The Cotswolds are England’s largest Area of Outstanding Natural Beauty and are often described as the embodiment of quintessential England. This area spans five diverse counties; Wiltshire, Warwickshire, Worcestershire, Oxfordshire and Gloucestershire.
At 102 miles / 164km long, the Cotswold Way is a great way to experience this beautiful pocket of the country. Starting in the charming sandstone village of Chipping Camden, this National Trail spends around 7 days weaving its way over undulating green hills and through a fairytale of quaint villages before arriving in the Georgian city of Bath.
The city of Bath was established by the Romans in the 1st century AD, and the Cotswolds have been inhabited for over 6,000 years. With such a long history, including the prosperous wool trade in the Middle Ages, there is so much culture to enjoy and experience in the Cotswolds.
In more recent events, don’t miss the chocolate box villages of the area, including Bourton-on-the-water, Lower Slaughter, Bibury and Castle Combe. These picture-perfect villages also boast a range of lovely local shops and tearooms.
It is well worth spending an extra day or two in Bath once you have finished your hike to enjoy the city. Key cultural sites include the Roman Baths and the neighbouring Bath Abbey. Bath itself is charming so do enjoy exploring the gems this city has to offer, including Pultney Bridge and the iconic Royal Crescent.

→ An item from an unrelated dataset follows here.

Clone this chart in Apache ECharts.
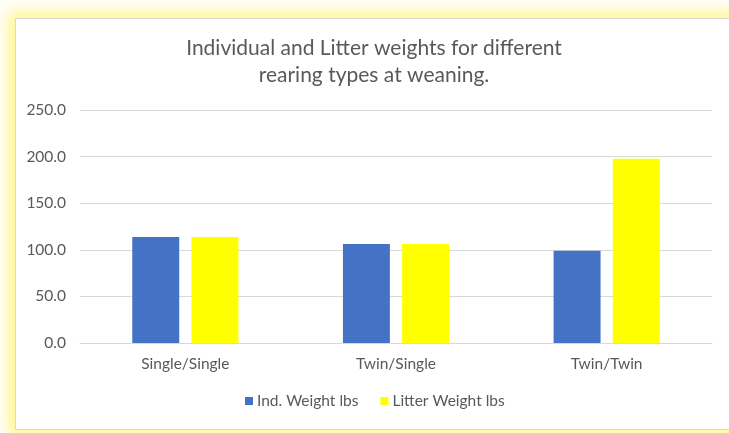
<!DOCTYPE html>
<html>
<head>
<meta charset="utf-8">
<script src="https://cdn.jsdelivr.net/npm/echarts@6/dist/echarts.min.js"></script>
<style>
  html, body { margin: 0; padding: 0; background: #ffffff; }
  #wrap { position: relative; width: 729px; height: 433px; overflow: hidden; background: #fffef6; }
  #frame { position: absolute; left: 15px; top: 18px; width: 730px; height: 410px;
           background: #ffffff; border: 1px solid #d9d9d9;
           box-shadow: 0 0 12px 6px rgba(255, 242, 60, 0.55); }
  #chart { position: absolute; left: 0; top: 0; width: 729px; height: 433px; }
</style>
</head>
<body>
<div id="wrap">
  <div id="frame"></div>
  <div id="chart"></div>
</div>
<script>
const categories = ['Single/Single', 'Twin/Single', 'Twin/Twin'];
const indWeight = [113.6, 106.3, 98.9];
const litterWeight = [113.6, 106.3, 197.8];
const seriesNames = ['Ind. Weight lbs', 'Litter Weight lbs'];
const titleText = 'Individual and Litter weights for different\nrearing types at weaning.';

const FONT = 'Lato';
const chart = echarts.init(document.getElementById('chart'), null, { renderer: 'canvas' });
chart.setOption({
  backgroundColor: 'transparent',
  animation: false,
  title: {
    text: titleText,
    left: 369,
    top: 30,
    textAlign: 'center',
    textStyle: { fontFamily: FONT, fontSize: 21, fontWeight: 'normal', color: '#595959', lineHeight: 27 }
  },
  legend: {
    bottom: 19,
    left: 240,
    itemWidth: 8, itemHeight: 8, itemGap: 22,
    icon: 'rect',
    textStyle: { fontFamily: FONT, fontSize: 15.5, color: '#595959', padding: [0, 0, 0, -1] },
    data: seriesNames
  },
  grid: { left: 80, right: 17, top: 110, bottom: 90, containLabel: false },
  xAxis: {
    type: 'category',
    data: categories,
    axisLine: { lineStyle: { color: '#d9d9d9', width: 1 } },
    axisTick: { show: false },
    axisLabel: { fontFamily: FONT, fontSize: 15.5, color: '#595959', margin: 13 }
  },
  yAxis: {
    type: 'value',
    min: 0, max: 250, interval: 50,
    axisLine: { show: false },
    axisTick: { show: false },
    splitLine: { lineStyle: { color: '#d9d9d9', width: 1 } },
    axisLabel: { fontFamily: FONT, fontSize: 15.5, color: '#595959', margin: 14,
                 formatter: v => v.toFixed(1) }
  },
  series: [
    { name: seriesNames[0], type: 'bar', data: indWeight, barWidth: '22.3%', barGap: '26%',
      itemStyle: { color: '#4472C4' } },
    { name: seriesNames[1], type: 'bar', data: litterWeight, barWidth: '22.3%',
      itemStyle: { color: '#FFFF00' } }
  ]
});
</script>
</body>
</html>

Trailing out to sea at the very southwest of England, Cornwall is synonymous with beautiful beaches, delicious pasties and British surf culture. With the longest coastline of any English county, it’s no surprise that so much of Cornwall’s reputation is tied to the sea. Dive deeper, however, and you’ll discover there is so much more to enjoy about this historic mining county. Explore the best of Cornwall on our guided Coast of Cornwall holiday.

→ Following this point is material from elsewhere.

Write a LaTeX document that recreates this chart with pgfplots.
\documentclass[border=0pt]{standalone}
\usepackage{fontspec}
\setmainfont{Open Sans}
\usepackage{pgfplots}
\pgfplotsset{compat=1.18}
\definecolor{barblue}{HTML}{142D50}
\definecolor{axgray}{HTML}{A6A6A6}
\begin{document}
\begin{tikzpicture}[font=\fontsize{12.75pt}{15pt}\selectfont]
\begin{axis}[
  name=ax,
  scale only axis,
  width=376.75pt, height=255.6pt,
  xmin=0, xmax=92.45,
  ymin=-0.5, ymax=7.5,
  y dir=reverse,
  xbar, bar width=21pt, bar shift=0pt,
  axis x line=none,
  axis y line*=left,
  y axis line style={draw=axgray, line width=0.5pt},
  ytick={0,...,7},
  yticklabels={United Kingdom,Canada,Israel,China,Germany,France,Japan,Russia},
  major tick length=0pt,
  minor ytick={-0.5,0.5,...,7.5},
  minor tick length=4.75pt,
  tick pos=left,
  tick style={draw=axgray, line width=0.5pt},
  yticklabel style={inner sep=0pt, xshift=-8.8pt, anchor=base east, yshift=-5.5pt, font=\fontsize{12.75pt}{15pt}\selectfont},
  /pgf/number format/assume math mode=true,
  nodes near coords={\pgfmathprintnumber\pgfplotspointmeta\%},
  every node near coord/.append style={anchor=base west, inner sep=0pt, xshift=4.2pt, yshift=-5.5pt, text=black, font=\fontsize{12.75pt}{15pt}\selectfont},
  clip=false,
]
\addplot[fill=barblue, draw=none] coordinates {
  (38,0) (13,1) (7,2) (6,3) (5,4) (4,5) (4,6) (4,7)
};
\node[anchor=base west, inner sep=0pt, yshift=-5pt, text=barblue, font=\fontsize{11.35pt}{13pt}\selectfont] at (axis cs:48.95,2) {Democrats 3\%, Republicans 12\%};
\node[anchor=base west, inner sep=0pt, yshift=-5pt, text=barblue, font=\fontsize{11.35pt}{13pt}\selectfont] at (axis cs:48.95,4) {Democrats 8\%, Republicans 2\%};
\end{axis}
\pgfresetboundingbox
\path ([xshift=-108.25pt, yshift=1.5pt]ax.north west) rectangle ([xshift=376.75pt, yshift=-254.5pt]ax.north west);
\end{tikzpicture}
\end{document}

A great way to discover Cornwall is by following the South West Coast Path, the longest National Trail in the UK. One of our favourite sections is around the very tip of England, from Penzance, made famous by Gilbert and Sullivan’s comic opera, to the popular holiday town of St Ives.
St Ives is popular as a holiday destination, with charming houses and expansive beaches, but it is also a very artistic community. Make time to visit Tate St Ives, the Barbara Hepworth Sculpture Garden and the New Craftsman Gallery.

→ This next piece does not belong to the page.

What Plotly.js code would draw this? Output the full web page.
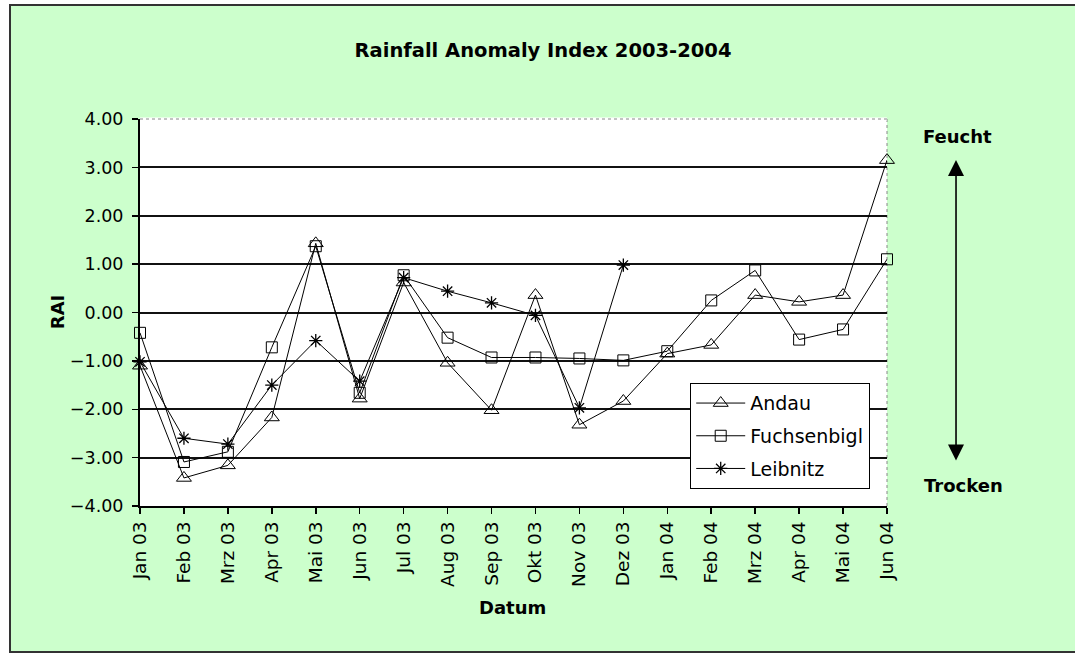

Nearby, there are a number of well-known sites to enjoy. St Michael’s Mount is a tidal island, the castle on which has been home to the St Aubyn family for over 350 years. This is Cornwall’s counterpart to Mont-Saint-Michel in northern France. Tintagel Castle is the legendary birthplace and home of King Arthur. Visit the historic halves of this castle, today joined by a bridge, to discover the factual past of this fascinating structure. Of course, no trip to Cornwall would be complete without visiting The Eden Project. An eco attraction built into an old clay pit, this site includes two biomes, one of the Mediterranean and the other is the largest indoor rainforest in the world.